Former Cantabrian Malia Johnston has been wowing audiences throughout New Zealand for years. She talks to Lynda Papesch about dance moves from tippy toes to WOW shows.
Teaching children’s dance classes first showed Malia Johnston that her true career lay not in science and animals, but dance. As the creative director at WOW, she is now fully embracing her artistic talents.
“When I was 22, I was studying zoology and environmental science at Canterbury University. On the side, I was running a dance school for children, which I loved. I was teaching and managing 13 classes a week, making shows and putting the kids through exams, yet in my mind this was my hobby, my fun time. What was supposed to be more important were all the university classes that I was actively avoiding. When I accidentally came across a full-time dance programme that I could audition for, it was like finding gold. I had never thought training full time in something that I loved was possible.

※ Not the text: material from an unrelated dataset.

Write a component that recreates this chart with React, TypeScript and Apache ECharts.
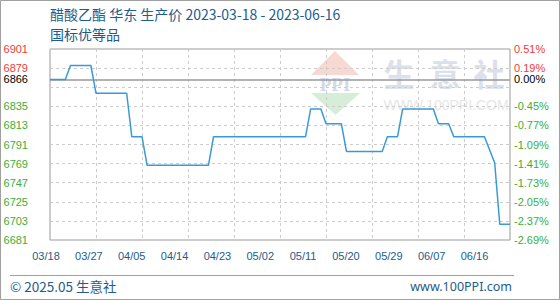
import React, { useEffect, useRef } from 'react';
import * as echarts from 'echarts';

// Daily producer price, East China, ethyl acetate (yuan/ton), 2023-03-18 .. 2023-06-16
const prices: number[] = [
  6866, 6866, 6866, 6866,
  6882, 6882, 6882, 6882, 6882,
  6850, 6850, 6850, 6850, 6850, 6850, 6850,
  6800, 6800, 6800,
  6767, 6767, 6767, 6767, 6767, 6767, 6767, 6767, 6767, 6767, 6767, 6767, 6767,
  6800, 6800, 6800, 6800, 6800, 6800, 6800, 6800, 6800, 6800,
  6800, 6800, 6800, 6800, 6800, 6800, 6800, 6800, 6800,
  6832, 6832, 6832,
  6815, 6815, 6815, 6815,
  6783, 6783, 6783, 6783, 6783, 6783, 6783, 6783,
  6800, 6800, 6800,
  6832, 6832, 6832, 6832, 6832, 6832, 6832,
  6815, 6815, 6815,
  6800, 6800, 6800, 6800, 6800, 6800, 6800,
  6785, 6770,
  6699, 6699, 6699,
];

const tickDates: string[] = ['03/18', '03/27', '04/05', '04/14', '04/23', '05/02', '05/11', '05/20', '05/29', '06/07', '06/16'];
const basePrice = 6866;
const axisMin = 6681;
const axisMax = 6901;
const labelLevels: number[] = [6681, 6703, 6725, 6747, 6769, 6791, 6813, 6835, 6866, 6879, 6901];
const gridSteps = 10;

const titleLine1 = '醋酸乙酯 华东 生产价 2023-03-18 - 2023-06-16';
const titleLine2 = '国标优等品';
const footerLeft = '© 2025.05 生意社';
const footerRight = 'www.100PPI.com';

const RED = '#f03a3a';
const GREEN = '#3aae3a';
const BLUE_TEXT = '#1d5c8c';
const CJK = '"Noto Sans CJK SC", "Noto Sans", sans-serif';
const NUM = '"Liberation Sans", Arial, sans-serif';

const levelColor = (v: number) => (v > basePrice ? RED : v === basePrice ? '#000' : GREEN);

export default function App() {
  const ref = useRef<HTMLDivElement>(null);

  useEffect(() => {
    if (!ref.current) return;
    const chart = echarts.init(ref.current, undefined, { renderer: 'svg' });
    const seriesData = prices.map((p, i) => [i, p]);

    chart.setOption({
      animation: false,
      backgroundColor: '#fff',
      grid: [
        {
          left: 50, right: 50, top: 49, bottom: 60, show: true, borderColor: '#9a9a9a', borderWidth: 1,
          containLabel: false, outerBoundsMode: 'none',
        },
        { left: 46, right: 85.5, top: 49, bottom: 60, show: false, containLabel: false, outerBoundsMode: 'none' },
      ],
      xAxis: [
        {
          type: 'value', gridIndex: 0, min: 0, max: prices.length - 1, interval: 9,
          axisLine: { show: false }, axisTick: { show: false }, axisLabel: { show: false },
          splitLine: { show: true, lineStyle: { color: '#cccccc', type: [3, 3], width: 1 } },
        },
        {
          type: 'value', gridIndex: 1, min: 0, max: (tickDates.length - 1) * 9, interval: 9,
          axisLine: { show: false }, axisTick: { show: false }, splitLine: { show: false },
          axisLabel: {
            show: true, margin: 10, color: BLUE_TEXT, fontSize: 11, fontFamily: NUM,
            showMinLabel: true, showMaxLabel: true, hideOverlap: false,
            formatter: (v: number) => tickDates[Math.round(v / 9)] ?? '',
          },
        },
      ],
      yAxis: [
        {
          type: 'value', gridIndex: 0, min: axisMin, max: axisMax, position: 'left',
          axisLine: { show: false }, axisTick: { show: false }, splitLine: { show: false },
          axisLabel: {
            show: true, customValues: labelLevels, margin: 22, fontSize: 11, fontFamily: NUM,
            color: (v: any) => levelColor(Number(v)),
            formatter: (v: number) => String(v),
          },
        },
        {
          type: 'value', gridIndex: 0, min: axisMin, max: axisMax, position: 'right',
          axisLine: { show: false }, axisTick: { show: false }, splitLine: { show: false },
          axisLabel: {
            show: true, customValues: labelLevels, margin: 4, fontSize: 11, fontFamily: NUM,
            color: (v: any) => levelColor(Number(v)),
            formatter: (v: number) => (((v - basePrice) / basePrice) * 100).toFixed(2) + '%',
          },
        },
        {
          // evenly spaced horizontal guide lines
          type: 'value', gridIndex: 0, min: 0, max: gridSteps, interval: 1,
          axisLine: { show: false }, axisTick: { show: false }, axisLabel: { show: false },
          splitLine: { show: true, lineStyle: { color: '#cccccc', type: [3, 3], width: 1 } },
        },
        { type: 'value', gridIndex: 1, show: false, min: 0, max: 1 },
      ],
      series: [
        {
          type: 'line', xAxisIndex: 0, yAxisIndex: 0, data: seriesData,
          showSymbol: false, symbol: 'none', z: 5,
          lineStyle: { color: '#3a9ad8', width: 1.5 },
          markLine: {
            silent: true, symbol: 'none', label: { show: false },
            lineStyle: { color: '#999999', type: 'solid', width: 1.5 },
            data: [{ yAxis: basePrice }],
          },
        },
      ],
      graphic: [
        {
          type: 'group', z: 1, silent: true,
          children: [
            { type: 'polygon', shape: { points: [[335, 51], [359, 75], [311, 75]] }, style: { fill: '#f7d9d2' } },
            { type: 'polygon', shape: { points: [[311, 93], [360, 93], [335.5, 115]] }, style: { fill: '#d6eed8' } },
            { type: 'text', x: 335, y: 84, style: { text: 'PPI', fill: '#d3dbe9', font: 'bold 19px "Liberation Serif", serif', align: 'center', verticalAlign: 'middle' } },
            { type: 'text', x: 399, y: 72, style: { text: '生', fill: '#dbe0eb', font: `bold 31px ${CJK}`, align: 'center', verticalAlign: 'middle' } },
            { type: 'text', x: 445, y: 72, style: { text: '意', fill: '#dbe0eb', font: `bold 31px ${CJK}`, align: 'center', verticalAlign: 'middle' } },
            { type: 'text', x: 489, y: 72, style: { text: '社', fill: '#dbe0eb', font: `bold 31px ${CJK}`, align: 'center', verticalAlign: 'middle' } },
            { type: 'text', x: 446, y: 105, style: { text: 'WWW.100PPI.COM', fill: '#e6e6e6', font: `14px ${NUM}`, align: 'center', verticalAlign: 'middle' } },
          ],
        },
        { type: 'text', x: 50, y: 14, style: { text: titleLine1, fill: BLUE_TEXT, font: `14px ${CJK}`, lineHeight: 16, verticalAlign: 'middle' } },
        { type: 'text', x: 50, y: 34, style: { text: titleLine2, fill: BLUE_TEXT, font: `14px ${CJK}`, lineHeight: 16, verticalAlign: 'middle' } },
        { type: 'line', shape: { x1: 10, y1: 275.5, x2: 514, y2: 275.5 }, style: { stroke: '#a0a0a0', lineWidth: 1 } },
        { type: 'text', x: 10, y: 286, style: { text: footerLeft, fill: BLUE_TEXT, font: `13.5px ${CJK}`, lineHeight: 16, verticalAlign: 'middle' } },
        { type: 'text', x: 512, y: 286, style: { text: footerRight, fill: BLUE_TEXT, font: '12.5px "Noto Sans", sans-serif', lineHeight: 16, align: 'right', verticalAlign: 'middle' } },
        { type: 'rect', shape: { x: 0.5, y: 0.5, width: 559, height: 299 }, style: { fill: 'none', stroke: '#a0a0a0', lineWidth: 1 } },
      ],
    });

    return () => chart.dispose();
  }, []);

  return <div ref={ref} style={{ position: 'fixed', left: 0, top: 0, width: 560, height: 300 }} />;
}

Malia took the plunge, left university and never looked back.
Working with WOW
After training, she worked with a variety of companies in Auckland and in 2001 secured a role working on WOW in Nelson as an assistant choreographer.
“I found an affinity with the organisation and took on the choreographer role in 2002 and after that became the artistic director.”
Since then Malia has worked on more than 18 WOW shows, with dance and theatre companies, institutions and organisations across New Zealand and internationally. Dance has set her huge challenges and obstacles but mostly it has provided extremely rewarding opportunities.
“It has become a way of living that I have fallen in love with.”
She finds that her inspiration comes about when things fall into place, when she comes across a new creative partnership or opportunity that helps to grow the work she is creating or investing in.
“Dancers and movement practitioners are an inspiration for the work that I do. There are often large groups of dancers involved in WOW, which means there is diversity and representation from many physicalities, experiences and disciplines.
“I enjoy working with serious movers from multiple backgrounds because no matter their discipline or training – whether hip hop, integrated, contemporary, ballet, cultural movement, kapa haka or movement forms beyond the arts – they all use their body as their creative tool.
“Dancers are like beautiful harmonious bees: they’re coordinating thousands of individual parts as well as working with other bodies, with space, finding rhythm and expressing ideas. It is such a complex art form that resonates on so many invisible levels through the complexity and fragility of the human that is operating it.”
Her advice to young dancers dreaming of following in her footsteps is to trust their gut.
“Your instincts are a beautiful navigator, leading you towards the best results for you and those around you. Invest in the things that naturally drive you, engage you, be present and focus on what interests you, challenge yourself and put yourself out there.
“Dance is innately a collaboration with other people, music, light and space – so invest in people. Who the people are really matters – strong lasting relationships help you build skills. Develop relationships with people who work smartly to build strong and sustainable processes. Invest in those people who are keen to develop with you towards the future.”